I’ll digress here to introduce my mother for a minute. You’ll learn that she has invented and resurrected words and nonsense phrases all of my life. It’s part of her charm. I’ve come to call them ‘Pamisms.’ An example: “Andrea, you need to settle down. You’re jumpin’ around here like a fart in a mitten.” Or “I like that real good.”

The P-Child also tells amazing stories. I don’t know how to explain how excited she gets about her stories. They’re not real interactive – they end up being a one-sided conversation littered with loud voice inflection, grandiose hand gestures and perfuse laughing at herself. I’m going to share one here that I jotted down in my phone some time ago, to give you a lil sample. Once upon a time, I asked my mom about her experience with Chinese jump-roping and this is what happened…

“Chinese jumprope! I tried to tell you weenies about it! You did it with your feet, put it around your ankles. You come in and jump it across itself. You tangle it around your feet and jump in and out. I can’t believe you idiots didn’t do it. I think you should put this online: who knows about Chinese jumprope!? You’ll get 1000 hits! Ask that fucking Siri! I made a Chinese jump rope one time when you were little! Where is it?! Did anybody care?! I sat with the kids and made a giant one on the patio! And no one paid a lick of attention and it’s still missing to this day! See about it! Go ahead! It’s very particular! Over over over, one foot in, then over again! People don’t even know the benefits of Chinese jumprope!” ~ Thee P-Child

Now if you look up a Chinese jump rope, it is seriously a long rope with a slip knot to tie it together, that’s it. But look at the magic my mom made out of that shit.

I was doomed to be ridiculous with her as my mother. In a real good way.

Ok back to getting gipper-slapped… So it’s only fitting that the gal who’s complained about countless gentlemen’s poor dentition would be evaluated to need to a mouth guard, adult braces and head gear for 18mo+. I sailed smoothly through the 6th grade while everyone else had metal mouths.
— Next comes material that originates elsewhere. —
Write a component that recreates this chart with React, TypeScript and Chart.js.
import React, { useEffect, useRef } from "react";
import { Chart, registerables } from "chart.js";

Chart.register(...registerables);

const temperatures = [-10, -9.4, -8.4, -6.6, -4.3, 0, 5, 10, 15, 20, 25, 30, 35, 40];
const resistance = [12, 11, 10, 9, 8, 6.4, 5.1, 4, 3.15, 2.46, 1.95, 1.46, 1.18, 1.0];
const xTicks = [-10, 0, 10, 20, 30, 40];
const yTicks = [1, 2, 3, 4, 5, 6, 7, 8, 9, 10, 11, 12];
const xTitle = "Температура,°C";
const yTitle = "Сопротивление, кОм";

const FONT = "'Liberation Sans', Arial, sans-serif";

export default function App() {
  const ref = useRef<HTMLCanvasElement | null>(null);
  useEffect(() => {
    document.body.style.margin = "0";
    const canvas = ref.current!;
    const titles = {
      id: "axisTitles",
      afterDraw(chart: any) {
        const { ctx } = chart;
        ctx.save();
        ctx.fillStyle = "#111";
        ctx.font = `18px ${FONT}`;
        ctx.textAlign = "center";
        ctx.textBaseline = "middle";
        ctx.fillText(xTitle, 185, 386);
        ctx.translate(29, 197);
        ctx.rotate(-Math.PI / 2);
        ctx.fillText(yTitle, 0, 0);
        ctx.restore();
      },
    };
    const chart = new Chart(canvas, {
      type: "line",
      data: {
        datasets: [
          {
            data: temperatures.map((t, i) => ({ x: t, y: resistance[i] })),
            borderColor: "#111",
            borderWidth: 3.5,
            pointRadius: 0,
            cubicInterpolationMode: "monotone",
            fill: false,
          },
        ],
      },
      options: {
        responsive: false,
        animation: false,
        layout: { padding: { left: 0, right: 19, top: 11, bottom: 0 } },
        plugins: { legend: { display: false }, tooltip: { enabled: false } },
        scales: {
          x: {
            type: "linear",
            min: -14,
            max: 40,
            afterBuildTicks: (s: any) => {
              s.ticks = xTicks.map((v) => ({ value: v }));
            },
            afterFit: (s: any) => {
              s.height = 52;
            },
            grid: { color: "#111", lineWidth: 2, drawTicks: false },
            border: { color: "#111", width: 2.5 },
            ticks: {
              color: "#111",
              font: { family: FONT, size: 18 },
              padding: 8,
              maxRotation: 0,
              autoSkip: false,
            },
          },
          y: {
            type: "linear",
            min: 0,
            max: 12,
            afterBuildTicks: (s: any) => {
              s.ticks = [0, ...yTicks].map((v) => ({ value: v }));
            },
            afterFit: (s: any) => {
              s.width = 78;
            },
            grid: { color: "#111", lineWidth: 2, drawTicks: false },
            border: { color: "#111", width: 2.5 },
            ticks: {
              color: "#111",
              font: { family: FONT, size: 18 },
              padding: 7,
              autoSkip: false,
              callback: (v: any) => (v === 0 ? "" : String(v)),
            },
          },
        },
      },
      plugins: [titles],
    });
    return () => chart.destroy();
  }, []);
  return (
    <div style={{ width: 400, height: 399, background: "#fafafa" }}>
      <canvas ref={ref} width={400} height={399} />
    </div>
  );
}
But now at 33, I’m getting put in my place.

Speaking of humbled, I feel very blessed that my parents invested in my teeth – this happened much before I was old enough to care for them on my own. I know many are not so lucky and I really am sorry for that. Obviously, teeth do not make a person. But I had to highlight this area of my life because I’m getting back what I was throwing out there. Frankly, I deserve awkward A-Dult shit stuck to my teeth. P-Child would say: “serves you right, honey.” In a way, I’m actually looking forward to getting these babies installed. It’s like an act of penance. I’ll be serving for 18 months.

I’m sure the guys will be knocking down my door to get close to the retainer and teeth knobs I’ll be sporting for the next two years.

At least I figure, the guys with oral necrosis might be into it.